Keeping in mind these factors, the Iraq bombings draw special attention because of their peculiarity. Unlike suicide bombing in other countries, those in Iraq have been seen always to target not multinational forces or the U.S. troops but the Iraqi security forces, particularly the police and the Shiite community in general.

The al-Qaeda which took responsibility for many of these bombings has consistently gone after every Shiite event in the country, hoping to create tension, and a possible retaliatory attack, which they hope would bring the country back to the brink of civil war. That has not happened yet. More importantly, June 13th showed that militants carry out attacks against all of Iraq’s major groups. Not only were Shiite Arabs struck, but so were Sunni Arabs, and Kurds. It also points to the fact that there are other groups operating in the country.

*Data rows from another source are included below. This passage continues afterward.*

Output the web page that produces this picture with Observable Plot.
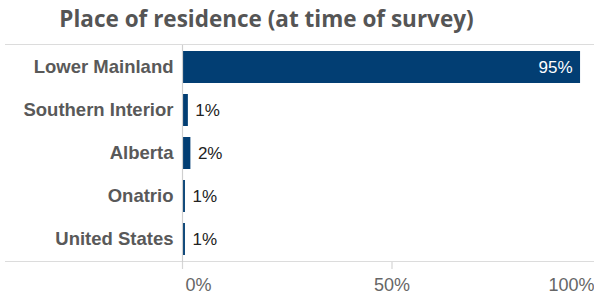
<!DOCTYPE html>
<html>
<head>
<meta charset="utf-8">
<script src="https://cdn.jsdelivr.net/npm/d3@7"></script>
<script src="https://cdn.jsdelivr.net/npm/@observablehq/plot@0.6"></script>
<style>
  html, body { margin: 0; padding: 0; background: white; }
  #wrap { position: relative; width: 594px; height: 295px; overflow: hidden; }
  #title { position: absolute; left: 0; width: 533px; text-align: center;
    font-family: "Open Sans", sans-serif; font-weight: 700; font-size: 22.5px; color: #555;
    line-height: 36px; top: 1px; }
  #lines { position: absolute; left: 5px; top: 44px; width: 589px; height: 216px;
    border-top: 1px solid #dcdcdc; border-bottom: 1px solid #dcdcdc; }
  #chart { position: absolute; left: 0; top: 45px; }
</style>
</head>
<body>
<div id="wrap">
  <div id="title">Place of residence (at time of survey)</div>
  <div id="lines"></div>
  <div id="chart"></div>
</div>
<script>
const categories = ["Lower Mainland", "Southern Interior", "Alberta", "Onatrio", "United States"];
const shares = [95, 1.4, 2, 0.7, 0.7];
const tickValues = [0, 50, 100];
const tickLabels = ["0%", "50%", "100%"];

const data = categories.map((c, i) => ({category: c, value: shares[i], label: Math.round(shares[i]) + "%"}));
const ticks = tickValues.map((v, i) => ({value: v, label: tickLabels[i]}));

const font = "Liberation Sans, Arial, sans-serif";
const plot = Plot.plot({
  width: 594,
  height: 250,
  marginLeft: 182,
  marginRight: -7,
  marginTop: 0,
  marginBottom: 33,
  style: {fontFamily: font, background: "transparent", overflow: "visible"},
  x: {domain: [0, 100], axis: null, label: null},
  y: {domain: categories, paddingInner: 0.246, paddingOuter: 0.105, label: null},
  marks: [
    Plot.axisY({tickSize: 0, tickPadding: 9, fontSize: 18.5, fontWeight: "bold", fill: "#595959", label: null}),
    Plot.barX(data, {y: "category", x: "value", fill: "#023e73"}),
    Plot.text(data.filter(d => d.value >= 50), {y: "category", x: "value", text: "label", textAnchor: "end", dx: -8, fill: "white", fontSize: 17}),
    Plot.text(data.filter(d => d.value < 50), {y: "category", x: "value", text: "label", textAnchor: "start", dx: 7, fill: "#222", fontSize: 17}),
    Plot.ruleX([0], {stroke: "#cfcfcf", strokeWidth: 1.2}),
    Plot.axisX(tickValues, {tickSize: 7, tickFormat: () => "", stroke: "#d6d6d6", strokeWidth: 1.2, label: null}),
    Plot.text(ticks.filter(d => d.value === 0), {x: "value", text: "label", frameAnchor: "bottom", lineAnchor: "bottom", dy: 28, dx: 3, textAnchor: "start", fill: "#666", fontSize: 18}),
    Plot.text(ticks.filter(d => d.value === 50), {x: "value", text: "label", frameAnchor: "bottom", lineAnchor: "bottom", dy: 28, textAnchor: "middle", fill: "#666", fontSize: 18}),
    Plot.text(ticks.filter(d => d.value === 100), {x: "value", text: "label", frameAnchor: "bottom", lineAnchor: "bottom", dy: 28, dx: -7, textAnchor: "end", fill: "#666", fontSize: 18})
  ]
});
document.getElementById("chart").appendChild(plot);
</script>
</body>
</html>
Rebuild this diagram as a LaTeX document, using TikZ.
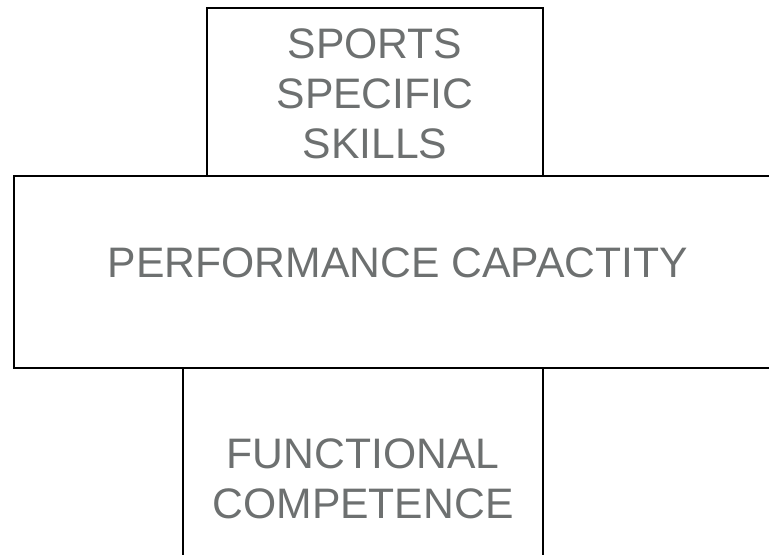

Another puzzling factor is that most suicide bombers in Iraq are foreigners. Although the insurgency is undoubtedly centrally composed of and led by Iraqis, research shows that a majority of suicide bombers come from countries such as Saudi Arabia, Algeria, and Tunisia. Eight of them came from Italy. For author Mohammed Hafez, this phenomenon, which he has termed, “martyrs without borders,” is one of the most troubling and perplexing aspects of the suicide attacks in Iraq.

No matter who does it, the victims are always the innocent men, women and children. Suicide bombings not only create physical destruction; they also leave the citizens estranged in their own surroundings. June’s events point to the fact that Iraq is still a very dangerous place to live. Gunshots, mortar attacks, and bombings are common occurrences. Unfortunately, this has become the norm for Iraq and no strategic move by the government seems to be of help.